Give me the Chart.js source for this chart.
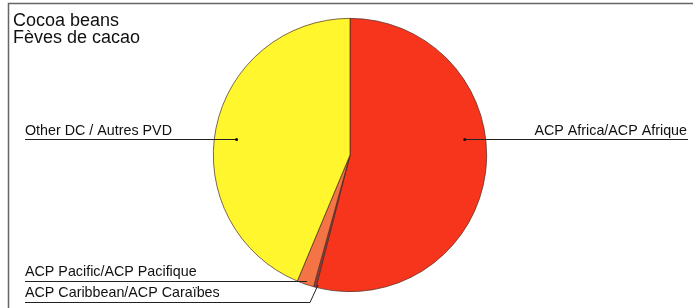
<!DOCTYPE html>
<html>
<head>
<meta charset="utf-8">
<script src="https://cdn.jsdelivr.net/npm/chart.js@4/dist/chart.umd.min.js"></script>
<style>
html,body{margin:0;padding:0;background:#ffffff;}
#wrap{position:relative;width:693px;height:308px;}
</style>
</head>
<body>
<div id="wrap"><canvas id="c" width="693" height="308"></canvas></div>
<script>
const titleLines = ["Cocoa beans", "Fèves de cacao"];
const categories = ["ACP Africa/ACP Afrique", "ACP Pacific/ACP Pacifique", "ACP Caribbean/ACP Caraïbes", "Other DC / Autres PVD"];
const shares = [54.0, 0.3, 2.0, 43.7];
const sliceColors = ["#f7341c", "#9a3a3a", "#f47446", "#fff62e"];

const annotate = {
  id: 'annotate',
  afterDraw(chart) {
    const ctx = chart.ctx;
    const arcs = chart.getDatasetMeta(0).data;
    const cx = arcs[0].x, cy = arcs[0].y, r = arcs[0].outerRadius;
    ctx.save();
    // frame
    ctx.strokeStyle = '#666';
    ctx.lineWidth = 1.5;
    ctx.beginPath();
    ctx.moveTo(8.5, 308);
    ctx.lineTo(8.5, 3.5);
    ctx.lineTo(693, 3.5);
    ctx.stroke();
    // title
    ctx.fillStyle = '#111';
    ctx.font = '18px "Liberation Sans", Arial, sans-serif';
    ctx.textBaseline = 'alphabetic';
    ctx.fillText(titleLines[0], 13, 26);
    ctx.fillText(titleLines[1], 13, 43);
    // labels
    ctx.font = '14.3px "Liberation Sans", Arial, sans-serif';
    ctx.strokeStyle = '#222';
    ctx.lineWidth = 1;
    const ly = cy - 16;
    // Other DC (left)
    ctx.textAlign = 'left';
    ctx.fillText(categories[3], 25, ly - 4);
    ctx.beginPath(); ctx.moveTo(25, ly + 0.5); ctx.lineTo(cx - r * 0.83, ly + 0.5); ctx.stroke();
    ctx.beginPath(); ctx.arc(cx - r * 0.83, ly + 0.5, 1.5, 0, Math.PI * 2); ctx.fill();
    // Africa (right)
    ctx.textAlign = 'right';
    ctx.fillText(categories[0], 687, ly - 4);
    ctx.beginPath(); ctx.moveTo(688, ly + 0.5); ctx.lineTo(cx + r * 0.84, ly + 0.5); ctx.stroke();
    ctx.beginPath(); ctx.arc(cx + r * 0.84, ly + 0.5, 1.5, 0, Math.PI * 2); ctx.fill();
    // Pacific
    ctx.textAlign = 'left';
    const py = cy + 126;
    ctx.fillText(categories[1], 25, py - 5);
    ctx.beginPath(); ctx.moveTo(25, py + 0.5); ctx.lineTo(cx - 43, py + 0.5); ctx.stroke();
    // Caribbean
    const cyy = cy + 147;
    ctx.fillText(categories[2], 25, cyy - 5);
    ctx.beginPath(); ctx.moveTo(25, cyy + 0.5); ctx.lineTo(cx - 40, cyy + 0.5); ctx.lineTo(cx - 32, cy + 130); ctx.stroke();
    ctx.restore();
  }
};

new Chart(document.getElementById('c'), {
  type: 'pie',
  data: {
    labels: categories,
    datasets: [{
      data: shares,
      backgroundColor: sliceColors,
      borderColor: '#4a2a20',
      borderWidth: 0.7
    }]
  },
  options: {
    responsive: false,
    animation: false,
    layout: { padding: { top: 18, bottom: 16, left: 7, right: 0 } },
    plugins: { legend: { display: false }, tooltip: { enabled: false }, title: { display: false } }
  },
  plugins: [annotate]
});
</script>
</body>
</html>
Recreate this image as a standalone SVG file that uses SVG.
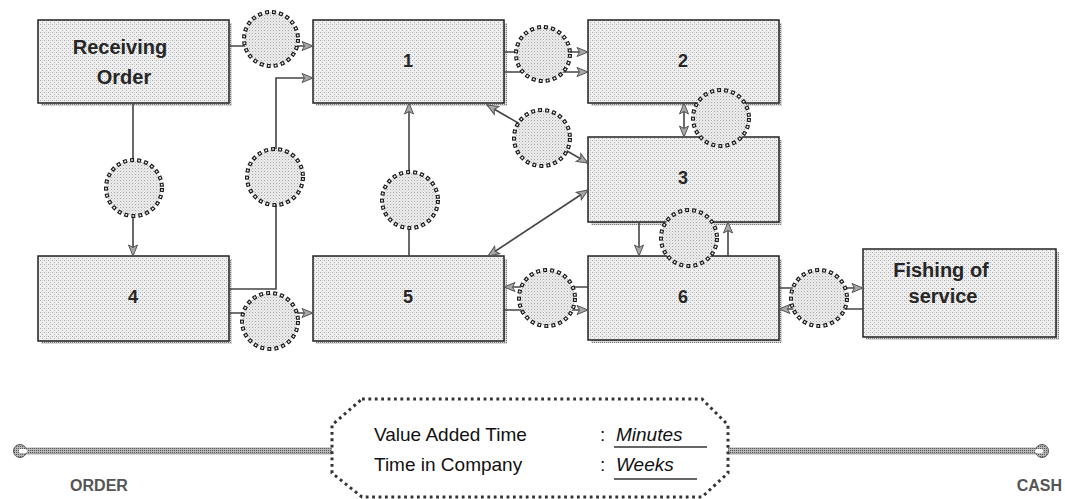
<svg xmlns="http://www.w3.org/2000/svg" width="1065" height="499" viewBox="0 0 1065 499">
<defs>
<pattern id="stip" width="4" height="4" patternUnits="userSpaceOnUse">
<rect width="4" height="4" fill="#efefef"/>
<rect x="0" y="0" width="1" height="1" fill="#ababab"/>
<rect x="2" y="2" width="1" height="1" fill="#b0b0b0"/>
<rect x="2" y="0" width="1" height="1" fill="#d6d6d6"/>
</pattern>
<pattern id="stipc" width="3" height="3" patternUnits="userSpaceOnUse">
<rect width="3" height="3" fill="#ececec"/>
<rect x="0" y="0" width="1" height="1" fill="#a8a8a8"/>
<rect x="1.5" y="1.5" width="1" height="1" fill="#c8c8c8"/>
</pattern>
<pattern id="shad" width="2" height="2" patternUnits="userSpaceOnUse">
<rect width="2" height="2" fill="#d8d8d8"/>
<rect width="1" height="1" fill="#777"/>
</pattern>
<pattern id="bar" width="2" height="2" patternUnits="userSpaceOnUse">
<rect width="2" height="2" fill="#b8b8b8"/>
<rect width="1" height="1" fill="#555"/>
</pattern>
<marker id="arr" markerUnits="userSpaceOnUse" markerWidth="13" markerHeight="11" refX="12" refY="5.5" orient="auto-start-reverse">
<path d="M1,1 L12,5.5 L1,10 L3.5,5.5 z" fill="#a8a8a8" stroke="#555" stroke-width="1"/>
</marker>
</defs>
<style>
.box{fill:url(#stip);stroke:#222;stroke-width:1.5}
.sh{fill:url(#shad)}
.lbl{font-family:"Liberation Sans",Arial,sans-serif;font-weight:bold;fill:#262626;text-anchor:middle}
.big{font-size:20px}
.num{font-size:18px}
.con{fill:none;stroke:#444;stroke-width:1.6}
.arr{marker-end:url(#arr)}
.bi{marker-start:url(#arr);marker-end:url(#arr)}
.cf{fill:url(#stipc)}
.co{fill:none;stroke:#1a1a1a;stroke-width:4;stroke-dasharray:4 3.1}
.ci{fill:none;stroke:#f6f6f6;stroke-width:1.7;stroke-dasharray:1.7 5.4;stroke-dashoffset:-1.15}
.txt{font-family:"Liberation Sans",Arial,sans-serif;font-size:19px;fill:#111}
.end{font-family:"Liberation Sans",Arial,sans-serif;font-size:16px;font-weight:bold;fill:#555}
</style>
<rect width="1065" height="499" fill="#ffffff"/>

<g id="node-receiving">
<rect class="sh" x="41" y="23" width="191" height="83"/>
<rect class="box" x="38" y="20" width="191" height="83"/>
<text class="lbl big" x="120" y="54">Receiving</text>
<text class="lbl big" x="124" y="84">Order</text>
</g>
<g id="node-1">
<rect class="sh" x="316" y="23" width="191" height="83"/>
<rect class="box" x="313" y="20" width="191" height="83"/>
<text class="lbl num" x="408" y="67">1</text>
</g>
<g id="node-2">
<rect class="sh" x="591" y="23" width="191" height="83"/>
<rect class="box" x="588" y="20" width="191" height="83"/>
<text class="lbl num" x="683" y="67">2</text>
</g>
<g id="node-3">
<rect class="sh" x="591" y="140" width="191" height="85"/>
<rect class="box" x="588" y="137" width="191" height="85"/>
<text class="lbl num" x="683" y="184">3</text>
</g>
<g id="node-4">
<rect class="sh" x="41" y="259" width="191" height="85"/>
<rect class="box" x="38" y="256" width="191" height="85"/>
<text class="lbl num" x="133" y="303">4</text>
</g>
<g id="node-5">
<rect class="sh" x="316" y="259" width="191" height="85"/>
<rect class="box" x="313" y="256" width="191" height="85"/>
<text class="lbl num" x="408" y="303">5</text>
</g>
<g id="node-6">
<rect class="sh" x="591" y="259" width="191" height="84"/>
<rect class="box" x="588" y="256" width="191" height="84"/>
<text class="lbl num" x="683" y="303">6</text>
</g>
<g id="node-fishing">
<rect class="sh" x="866" y="252" width="193" height="88"/>
<rect class="box" x="863" y="249" width="193" height="88"/>
<text class="lbl big" x="941" y="277">Fishing of</text>
<text class="lbl big" x="943" y="303">service</text>
</g>

<g id="connectors">
<path class="con arr" d="M229,46 H313"/>
<path class="con arr" d="M133,103 V256"/>
<path class="con arr" d="M229,289 H276 V78 H313"/>
<path class="con arr" d="M229,313 H313"/>
<path class="con arr" d="M409,256 V103"/>
<path class="con arr" d="M504,52 H588"/>
<path class="con arr" d="M504,72 H588"/>
<path class="con bi" d="M487,105 L588,163"/>
<path class="con bi" d="M684,103 V137"/>
<path class="con bi" d="M588,190 L488,256"/>
<path class="con arr" d="M639,222 V256"/>
<path class="con arr" d="M728,256 V222"/>
<path class="con arr" d="M588,287 H504"/>
<path class="con arr" d="M504,310 H588"/>
<path class="con arr" d="M779,288 H863"/>
<path class="con arr" d="M863,309 H779"/>
</g>

<g id="wait-markers">
<g id="w1"><circle class="cf" cx="271" cy="39" r="27"/><circle class="co" cx="271" cy="39" r="27"/><circle class="ci" cx="271" cy="39" r="27"/></g>
<g id="w2"><circle class="cf" cx="543" cy="54" r="27"/><circle class="co" cx="543" cy="54" r="27"/><circle class="ci" cx="543" cy="54" r="27"/></g>
<g id="w3"><circle class="cf" cx="542" cy="138" r="28"/><circle class="co" cx="542" cy="138" r="28"/><circle class="ci" cx="542" cy="138" r="28"/></g>
<g id="w4"><circle class="cf" cx="721" cy="118" r="28"/><circle class="co" cx="721" cy="118" r="28"/><circle class="ci" cx="721" cy="118" r="28"/></g>
<g id="w5"><circle class="cf" cx="689" cy="238" r="28"/><circle class="co" cx="689" cy="238" r="28"/><circle class="ci" cx="689" cy="238" r="28"/></g>
<g id="w6"><circle class="cf" cx="547" cy="298" r="28"/><circle class="co" cx="547" cy="298" r="28"/><circle class="ci" cx="547" cy="298" r="28"/></g>
<g id="w7"><circle class="cf" cx="819" cy="298" r="28"/><circle class="co" cx="819" cy="298" r="28"/><circle class="ci" cx="819" cy="298" r="28"/></g>
<g id="w8"><circle class="cf" cx="134" cy="188" r="28"/><circle class="co" cx="134" cy="188" r="28"/><circle class="ci" cx="134" cy="188" r="28"/></g>
<g id="w9"><circle class="cf" cx="275" cy="177" r="28"/><circle class="co" cx="275" cy="177" r="28"/><circle class="ci" cx="275" cy="177" r="28"/></g>
<g id="w10"><circle class="cf" cx="410" cy="200" r="28"/><circle class="co" cx="410" cy="200" r="28"/><circle class="ci" cx="410" cy="200" r="28"/></g>
<g id="w11"><circle class="cf" cx="270" cy="321" r="28"/><circle class="co" cx="270" cy="321" r="28"/><circle class="ci" cx="270" cy="321" r="28"/></g>
</g>

<g id="timeline">
<rect x="22" y="448" width="310" height="6" fill="url(#bar)" stroke="#777" stroke-width="0.6"/>
<rect x="728" y="448" width="312" height="6" fill="url(#bar)" stroke="#777" stroke-width="0.6"/>
<circle cx="20" cy="451" r="6.5" fill="url(#bar)" stroke="#555" stroke-width="1"/>
<rect x="19" y="449" width="8" height="4" rx="1.5" fill="#fff"/>
<circle cx="1042" cy="451" r="6.5" fill="url(#bar)" stroke="#555" stroke-width="1"/>
<rect x="1035" y="449" width="8" height="4" rx="1.5" fill="#fff"/>
<text class="end" x="99" y="491" text-anchor="middle">ORDER</text>
<text class="end" x="1062" y="491" text-anchor="end">CASH</text>
</g>

<g id="summary">
<path d="M362,399 H702 L728,425 V473 L702,497 H362 L332,473 V425 Z" fill="#fff" stroke="#333" stroke-width="3" stroke-dasharray="2.8 3.6"/>
<text class="txt" x="374" y="441">Value Added Time</text>
<text class="txt" x="374" y="471">Time in Company</text>
<text class="txt" x="600" y="441">:</text>
<text class="txt" x="600" y="471">:</text>
<text class="txt" x="616" y="441" font-style="italic">Minutes</text>
<text class="txt" x="616" y="471" font-style="italic">Weeks</text>
<line x1="614" y1="447" x2="707" y2="447" stroke="#333" stroke-width="1.3"/>
<line x1="614" y1="479" x2="697" y2="479" stroke="#333" stroke-width="1.3"/>
</g>
</svg>
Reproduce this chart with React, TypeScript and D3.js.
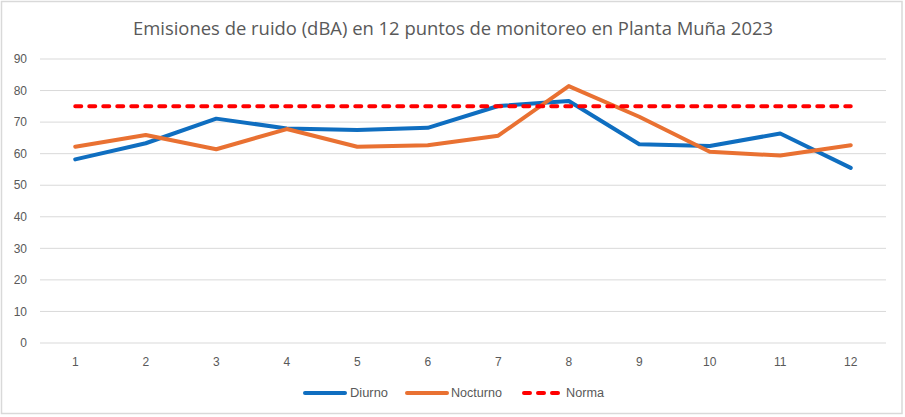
import React from "react";
import * as d3 from "d3";

const categories = ["1", "2", "3", "4", "5", "6", "7", "8", "9", "10", "11", "12"];
const diurno = [58.2, 63.3, 71.1, 68.0, 67.5, 68.2, 75.1, 76.7, 63.0, 62.4, 66.4, 55.5];
const nocturno = [62.2, 65.9, 61.4, 67.8, 62.2, 62.7, 65.7, 81.4, 71.7, 60.6, 59.4, 62.7];
const norma = [75, 75, 75, 75, 75, 75, 75, 75, 75, 75, 75, 75];
const yTicks = [0, 10, 20, 30, 40, 50, 60, 70, 80, 90];
const title = "Emisiones de ruido (dBA) en 12 puntos de monitoreo en Planta Muña 2023";

const W = 905;
const H = 417;
const textColor = "#595959";
const gridColor = "#d9d9d9";
const blue = "#0F6EC0";
const orange = "#E97132";
const red = "#FF0000";
const font = "'Liberation Sans', Arial, sans-serif";

export default function App() {
  const x = d3.scaleBand<string>().domain(categories).range([40, 886]).padding(0);
  const cx = (c: string) => (x(c) as number) + x.bandwidth() / 2;
  const y = d3.scaleLinear().domain([0, 90]).range([343, 59]);

  const line = d3
    .line<number>()
    .x((_, i) => cx(categories[i]))
    .y((d) => y(d));

  const series = [
    { name: "Diurno", values: diurno, color: blue },
    { name: "Nocturno", values: nocturno, color: orange },
  ];

  const legend = [
    { name: "Diurno", color: blue, dash: undefined as string | undefined, x1: 305, x2: 345, tx: 350, tl: 38 },
    { name: "Nocturno", color: orange, dash: undefined as string | undefined, x1: 407, x2: 447, tx: 451, tl: 51 },
    { name: "Norma", color: red, dash: "6 8", x1: 524, x2: 558, tx: 566, tl: 38 },
  ];

  return (
    <div style={{ position: "absolute", left: 0, top: 0 }}>
      <svg width={W} height={H} style={{ display: "block" }}>
        <rect x={1.5} y={1.5} width={900.5} height={412} fill="#ffffff" stroke={gridColor} strokeWidth={1.5} />
        <text
          x={453}
          y={35}
          textAnchor="middle"
          fontFamily="'Open Sans', 'Noto Sans', sans-serif"
          fontSize={18}
          fill={textColor}
          textLength={640}
          lengthAdjust="spacingAndGlyphs"
        >
          {title}
        </text>
        {yTicks.map((t) => (
          <g key={t}>
            <line x1={40} x2={886} y1={y(t)} y2={y(t)} stroke={gridColor} strokeWidth={1} />
            <text x={27} y={y(t)} dy="0.35em" textAnchor="end" fontFamily={font} fontSize={12} fill={textColor}>
              {t}
            </text>
          </g>
        ))}
        {categories.map((c) => (
          <text key={c} x={cx(c)} y={362} dy="0.35em" textAnchor="middle" fontFamily={font} fontSize={12} fill={textColor}>
            {c}
          </text>
        ))}
        {series.map((s) => (
          <path
            key={s.name}
            d={line(s.values) || ""}
            fill="none"
            stroke={s.color}
            strokeWidth={4}
            strokeLinejoin="round"
            strokeLinecap="round"
          />
        ))}
        <path
          d={line(norma) || ""}
          fill="none"
          stroke={red}
          strokeWidth={4}
          strokeDasharray="6 8"
          strokeLinecap="round"
        />
        {legend.map((l) => (
          <g key={l.name}>
            <line
              x1={l.x1}
              x2={l.x2}
              y1={393}
              y2={393}
              stroke={l.color}
              strokeWidth={4}
              strokeLinecap="round"
              strokeDasharray={l.dash}
            />
            <text
              x={l.tx}
              y={393}
              dy="0.35em"
              fontFamily={font}
              fontSize={12}
              fill={textColor}
              textLength={l.tl}
              lengthAdjust="spacingAndGlyphs"
            >
              {l.name}
            </text>
          </g>
        ))}
      </svg>
    </div>
  );
}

- **What is expected**
Check every line of the data above for the string "this", and copy those that have it.

- **The result**
Give me the Chart.js source for this chart.
Recreate this image as a standalone SVG file that uses SVG.
Reproduce this chart with React, TypeScript and D3.js.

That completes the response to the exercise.